Changelog of @hackage/golds-gym 0.5.0.0

Changelog

[0.5.0]

Added

  • Clarified copyright notice for vendored code from tasty-bench, (c) Andrew Lelechenko 2021 -

Removed

  • BREAKING: Removed whnf (weak head normal form) evaluation combinators, the library is geared towards non-infinite input data
    • Removed whnf - use nf instead for pure functions
    • Removed whnfIO - use nfIO instead for IO actions
    • Removed whnfAppIO - use nfAppIO instead for functions returning IO
    • Migration: Replace all whnf* calls with their nf* equivalents

[0.4.0]

Added

  • QuickCheck property tests for statistical computations in Runner module

    • 28 property tests covering mathematical invariants and edge cases
    • Tests for calculateTrimmedMean, calculateMAD, calculateIQR, detectOutliers
    • Tests for compareStats tolerance logic (hybrid percentage/absolute)
    • Tests for checkVariance warning generation
    • Custom generators for valid timing data and benchmark configurations
    • New test suite: golds-gym-properties
  • Evaluation strategy combinators for proper laziness handling

    • nf - Force result to normal form (deep evaluation)
    • nfIO - Normal form for IO actions
    • nfAppIO - Normal form for functions returning IO
    • io - Plain IO action (for backward compatibility)
    • Vendored evaluation loops from tasty-bench with attribution
  • BenchAction type wrapping Word64 -> IO () for benchmarkable actions

    • Enables direct benchmarking of pure functions without manual evaluate calls

Changed

  • BREAKING: All benchmark API functions now accept BenchAction instead of IO ()

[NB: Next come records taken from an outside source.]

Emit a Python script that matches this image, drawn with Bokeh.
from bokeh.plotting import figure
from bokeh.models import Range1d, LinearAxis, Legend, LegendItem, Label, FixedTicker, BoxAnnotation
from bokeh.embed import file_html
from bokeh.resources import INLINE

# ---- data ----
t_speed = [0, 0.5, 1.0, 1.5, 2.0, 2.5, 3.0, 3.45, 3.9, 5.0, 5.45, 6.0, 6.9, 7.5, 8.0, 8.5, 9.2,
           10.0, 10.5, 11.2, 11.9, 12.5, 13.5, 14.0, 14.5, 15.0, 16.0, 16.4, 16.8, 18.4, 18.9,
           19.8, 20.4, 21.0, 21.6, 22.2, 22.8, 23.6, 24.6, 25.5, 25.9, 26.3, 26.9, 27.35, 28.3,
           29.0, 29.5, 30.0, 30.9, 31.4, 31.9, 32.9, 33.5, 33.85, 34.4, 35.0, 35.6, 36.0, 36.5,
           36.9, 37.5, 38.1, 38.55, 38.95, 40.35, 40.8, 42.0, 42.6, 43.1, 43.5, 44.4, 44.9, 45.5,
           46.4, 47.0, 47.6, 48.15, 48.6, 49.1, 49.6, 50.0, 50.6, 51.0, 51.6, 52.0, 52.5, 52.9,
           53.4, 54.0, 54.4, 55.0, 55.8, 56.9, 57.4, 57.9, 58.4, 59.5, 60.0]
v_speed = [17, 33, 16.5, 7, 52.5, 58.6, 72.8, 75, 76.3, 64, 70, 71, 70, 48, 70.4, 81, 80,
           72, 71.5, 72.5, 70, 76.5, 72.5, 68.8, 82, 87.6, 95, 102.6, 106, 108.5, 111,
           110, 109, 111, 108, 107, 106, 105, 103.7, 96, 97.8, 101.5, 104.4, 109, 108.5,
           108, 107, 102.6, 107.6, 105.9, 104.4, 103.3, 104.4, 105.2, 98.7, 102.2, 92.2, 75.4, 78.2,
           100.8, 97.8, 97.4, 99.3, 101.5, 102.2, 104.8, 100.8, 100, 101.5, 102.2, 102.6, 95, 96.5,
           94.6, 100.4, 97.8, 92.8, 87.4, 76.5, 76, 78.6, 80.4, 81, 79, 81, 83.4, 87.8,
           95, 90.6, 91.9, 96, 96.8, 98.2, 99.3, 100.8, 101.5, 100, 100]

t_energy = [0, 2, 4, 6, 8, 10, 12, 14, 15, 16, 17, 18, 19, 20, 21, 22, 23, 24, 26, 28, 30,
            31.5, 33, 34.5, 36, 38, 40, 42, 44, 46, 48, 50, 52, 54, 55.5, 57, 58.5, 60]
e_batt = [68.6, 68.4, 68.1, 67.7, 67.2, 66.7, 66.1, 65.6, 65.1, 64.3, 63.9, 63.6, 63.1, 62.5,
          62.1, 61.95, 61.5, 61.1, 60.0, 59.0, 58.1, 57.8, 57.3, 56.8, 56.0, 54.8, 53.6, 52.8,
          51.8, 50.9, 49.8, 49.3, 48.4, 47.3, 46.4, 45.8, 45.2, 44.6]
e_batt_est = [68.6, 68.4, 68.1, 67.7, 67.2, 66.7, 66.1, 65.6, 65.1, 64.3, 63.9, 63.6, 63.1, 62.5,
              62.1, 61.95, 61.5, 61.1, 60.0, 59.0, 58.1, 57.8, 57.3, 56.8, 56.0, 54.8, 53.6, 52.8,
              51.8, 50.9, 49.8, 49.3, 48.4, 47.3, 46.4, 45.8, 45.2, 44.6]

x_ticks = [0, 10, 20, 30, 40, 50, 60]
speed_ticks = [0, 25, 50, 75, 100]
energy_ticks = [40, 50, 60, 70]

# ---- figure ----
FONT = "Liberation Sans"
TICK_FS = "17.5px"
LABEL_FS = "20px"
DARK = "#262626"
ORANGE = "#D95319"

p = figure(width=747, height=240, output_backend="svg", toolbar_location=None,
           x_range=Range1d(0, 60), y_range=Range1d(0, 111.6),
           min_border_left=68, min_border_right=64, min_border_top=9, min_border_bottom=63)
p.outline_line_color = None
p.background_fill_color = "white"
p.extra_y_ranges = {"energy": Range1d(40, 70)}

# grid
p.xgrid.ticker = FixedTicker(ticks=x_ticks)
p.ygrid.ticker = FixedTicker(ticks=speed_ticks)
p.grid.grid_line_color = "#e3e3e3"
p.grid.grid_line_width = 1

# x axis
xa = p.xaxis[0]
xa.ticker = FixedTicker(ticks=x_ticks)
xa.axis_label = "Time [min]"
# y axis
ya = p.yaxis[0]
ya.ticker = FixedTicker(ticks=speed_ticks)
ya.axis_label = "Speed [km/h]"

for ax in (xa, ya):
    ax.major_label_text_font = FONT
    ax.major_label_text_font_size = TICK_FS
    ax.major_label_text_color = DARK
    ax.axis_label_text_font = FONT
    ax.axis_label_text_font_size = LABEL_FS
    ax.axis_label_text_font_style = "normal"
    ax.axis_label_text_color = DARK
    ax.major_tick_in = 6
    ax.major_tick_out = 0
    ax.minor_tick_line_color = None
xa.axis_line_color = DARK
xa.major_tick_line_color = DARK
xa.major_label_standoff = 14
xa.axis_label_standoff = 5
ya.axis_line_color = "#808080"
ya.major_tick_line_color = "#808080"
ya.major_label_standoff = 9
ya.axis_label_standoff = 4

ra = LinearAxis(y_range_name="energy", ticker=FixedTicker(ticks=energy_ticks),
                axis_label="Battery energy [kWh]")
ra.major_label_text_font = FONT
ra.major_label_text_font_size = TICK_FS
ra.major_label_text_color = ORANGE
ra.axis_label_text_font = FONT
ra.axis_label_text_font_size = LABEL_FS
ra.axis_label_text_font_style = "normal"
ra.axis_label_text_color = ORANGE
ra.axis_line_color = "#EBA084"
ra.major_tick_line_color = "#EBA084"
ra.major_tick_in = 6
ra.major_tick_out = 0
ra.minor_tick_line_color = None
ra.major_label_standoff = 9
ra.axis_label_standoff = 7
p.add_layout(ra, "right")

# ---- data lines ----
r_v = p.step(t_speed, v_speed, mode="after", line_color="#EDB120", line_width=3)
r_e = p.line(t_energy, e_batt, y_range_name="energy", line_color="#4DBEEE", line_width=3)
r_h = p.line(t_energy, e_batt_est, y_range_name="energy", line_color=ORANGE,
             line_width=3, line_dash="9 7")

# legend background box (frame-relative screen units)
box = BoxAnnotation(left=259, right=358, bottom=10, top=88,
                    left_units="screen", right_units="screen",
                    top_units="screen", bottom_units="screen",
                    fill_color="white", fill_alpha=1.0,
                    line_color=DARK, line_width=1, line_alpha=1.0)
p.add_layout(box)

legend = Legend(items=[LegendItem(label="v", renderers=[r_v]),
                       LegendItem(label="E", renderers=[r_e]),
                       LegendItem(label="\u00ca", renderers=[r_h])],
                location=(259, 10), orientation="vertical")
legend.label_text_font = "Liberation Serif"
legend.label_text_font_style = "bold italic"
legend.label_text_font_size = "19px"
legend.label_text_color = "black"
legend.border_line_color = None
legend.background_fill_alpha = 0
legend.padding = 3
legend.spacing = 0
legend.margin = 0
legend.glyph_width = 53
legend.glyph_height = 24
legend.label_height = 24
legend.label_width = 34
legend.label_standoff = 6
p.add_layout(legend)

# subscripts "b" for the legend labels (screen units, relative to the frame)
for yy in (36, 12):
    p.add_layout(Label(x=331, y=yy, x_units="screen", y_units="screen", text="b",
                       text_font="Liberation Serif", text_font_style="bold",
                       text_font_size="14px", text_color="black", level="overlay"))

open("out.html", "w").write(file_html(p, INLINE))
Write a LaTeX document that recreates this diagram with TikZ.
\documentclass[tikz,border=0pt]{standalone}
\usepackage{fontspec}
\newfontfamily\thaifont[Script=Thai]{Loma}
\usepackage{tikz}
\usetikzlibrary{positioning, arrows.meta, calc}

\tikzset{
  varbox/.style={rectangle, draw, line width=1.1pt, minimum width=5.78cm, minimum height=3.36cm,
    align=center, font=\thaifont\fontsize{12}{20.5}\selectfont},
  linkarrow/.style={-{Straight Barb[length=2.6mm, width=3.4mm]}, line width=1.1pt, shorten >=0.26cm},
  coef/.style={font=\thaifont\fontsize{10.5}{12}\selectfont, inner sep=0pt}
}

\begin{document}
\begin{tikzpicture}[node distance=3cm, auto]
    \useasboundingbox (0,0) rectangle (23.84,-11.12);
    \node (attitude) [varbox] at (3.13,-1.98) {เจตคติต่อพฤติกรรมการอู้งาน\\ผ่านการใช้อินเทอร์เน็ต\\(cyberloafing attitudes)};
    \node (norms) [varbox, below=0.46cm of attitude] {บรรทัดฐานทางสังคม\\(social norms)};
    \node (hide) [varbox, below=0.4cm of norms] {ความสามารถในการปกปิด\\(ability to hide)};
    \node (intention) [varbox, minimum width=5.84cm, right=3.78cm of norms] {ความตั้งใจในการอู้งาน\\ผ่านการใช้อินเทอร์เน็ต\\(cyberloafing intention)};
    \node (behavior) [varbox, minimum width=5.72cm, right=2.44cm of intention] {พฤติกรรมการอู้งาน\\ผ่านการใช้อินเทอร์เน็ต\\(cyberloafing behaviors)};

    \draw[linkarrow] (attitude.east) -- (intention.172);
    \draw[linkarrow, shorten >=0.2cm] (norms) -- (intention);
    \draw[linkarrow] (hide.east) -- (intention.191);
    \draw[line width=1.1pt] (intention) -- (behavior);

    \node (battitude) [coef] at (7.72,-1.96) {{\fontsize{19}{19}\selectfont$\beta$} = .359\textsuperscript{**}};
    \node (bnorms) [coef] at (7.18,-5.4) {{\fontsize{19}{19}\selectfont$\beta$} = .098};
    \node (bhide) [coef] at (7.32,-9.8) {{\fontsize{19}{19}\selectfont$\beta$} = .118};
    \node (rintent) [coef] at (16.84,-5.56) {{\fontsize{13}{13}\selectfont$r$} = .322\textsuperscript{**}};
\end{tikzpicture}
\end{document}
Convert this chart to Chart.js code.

    • benchGolden :: String -> BenchAction -> Spec
    • benchGoldenWith :: BenchConfig -> String -> BenchAction -> Spec
    • benchGoldenWithExpectation :: String -> BenchConfig -> [Expectation] -> BenchAction -> Spec
    • Migration: wrap existing IO () actions with io combinator
    • New: use nf/whnf for pure functions instead of manual evaluate
  • Output format: Baseline now appears before Actual in comparison tables

  • Error messages: Tolerance values in failure messages are now extracted from expectations rather than config defaults

Fixed

  • Evaluation strategy bug where GHC could share computation across benchmark iterations
  • Error message wording for performance improvements (now says "decreased by" instead of "increased by -X%")
  • Flaky micro-benchmarks stabilized by increasing iteration counts (500-2000 iterations)

Dependencies

  • Added deepseq >= 1.4 && < 2 for NFData constraint
  • Added QuickCheck >= 2.14 && < 3 for property tests (test suite only)

[0.3.0]

Added

  • Lens-based expectation combinators for custom performance assertions

    • New Test.Hspec.BenchGolden.Lenses module with van Laarhoven lenses for GoldenStats fields
    • Lenses: _statsMean, _statsMedian, _statsTrimmedMean, _statsStddev, _statsMAD, _statsIQR, _statsMin, _statsMax
    • Smart metric selectors: metricFor and varianceFor automatically choose appropriate lens based on BenchConfig
    • Expectation type for composable performance assertions
    • Tolerance variants: Percent, Absolute, Hybrid, MustImprove, MustRegress
    • Boolean composition operators: (&&~) for AND, (||~) for OR
    • Infix operators: (@~) for percentage, (@<) for absolute, (@<<) for must-improve, (@>>) for must-regress
    • benchGoldenWithExpectation combinator for custom lens-based expectations
    • Enables assertions like "must be 10% faster", "median within 10%", "IQR < 0.1ms"
  • Tolerance helper functions for manual comparison

    • withinPercent, withinAbsolute, withinHybrid for tolerance checking
    • mustImprove, mustRegress for directional performance expectations
    • percentDiff, absDiff utilities

Changed

  • Refactored comparison logic to use lenses internally (non-breaking)
    • compareStats now uses metricFor instead of if/else branching
    • checkVariance now uses varianceFor for cleaner metric selection

Dependencies

  • Added microlens >= 0.4 && < 0.6

[0.2.0] - 2026-01-30

Added

  • Hybrid tolerance mechanism to prevent false failures from measurement noise

    • New absoluteToleranceMs field in BenchConfig (default: Just 0.01 ms)
    • Benchmarks now pass if EITHER percentage tolerance OR absolute tolerance is satisfied
    • Eliminates random failures for sub-millisecond operations where measurement noise causes large percentage variations despite negligible absolute differences
  • Enhanced failure messages showing both tolerance thresholds

    • Regression/improvement messages now display: "tolerance: 15.0% or 0.010 ms" when absolute tolerance is configured
  • Example benchmarks demonstrating tolerance configurations

    • Hybrid tolerance (default)
    • Percentage-only tolerance
    • Strict absolute tolerance
    • Relaxed tolerance for CI environments

Changed

  • Default BenchConfig now includes absoluteToleranceMs = Just 0.01 (10 microseconds)
  • BenchResult constructors (Regression, Improvement) now include Maybe Double for absolute tolerance
  • Updated "sort already sorted" example to use robust statistics to handle outliers
  • Increased tolerance for percentage-only example to 30% to reduce false failures

Fixed

  • Random benchmark failures for fast operations (< 1ms) due to measurement noise
  • False regressions when absolute time differences are negligible but percentage variations are large
  • Inconsistent test results across runs for sub-millisecond operations

[0.1.0] - 2026-01-30

Added

  • Initial release of golds-gym
  • Golden testing framework for performance benchmarks
  • Architecture-specific golden files
  • Integration with hspec and benchpress
  • Configurable tolerance for mean time comparison
  • Robust statistics mode (trimmed mean, MAD, outlier detection)
  • Variance warnings
  • Environment variables for accepting/skipping benchmarks
  • Support for both standard and robust statistical methods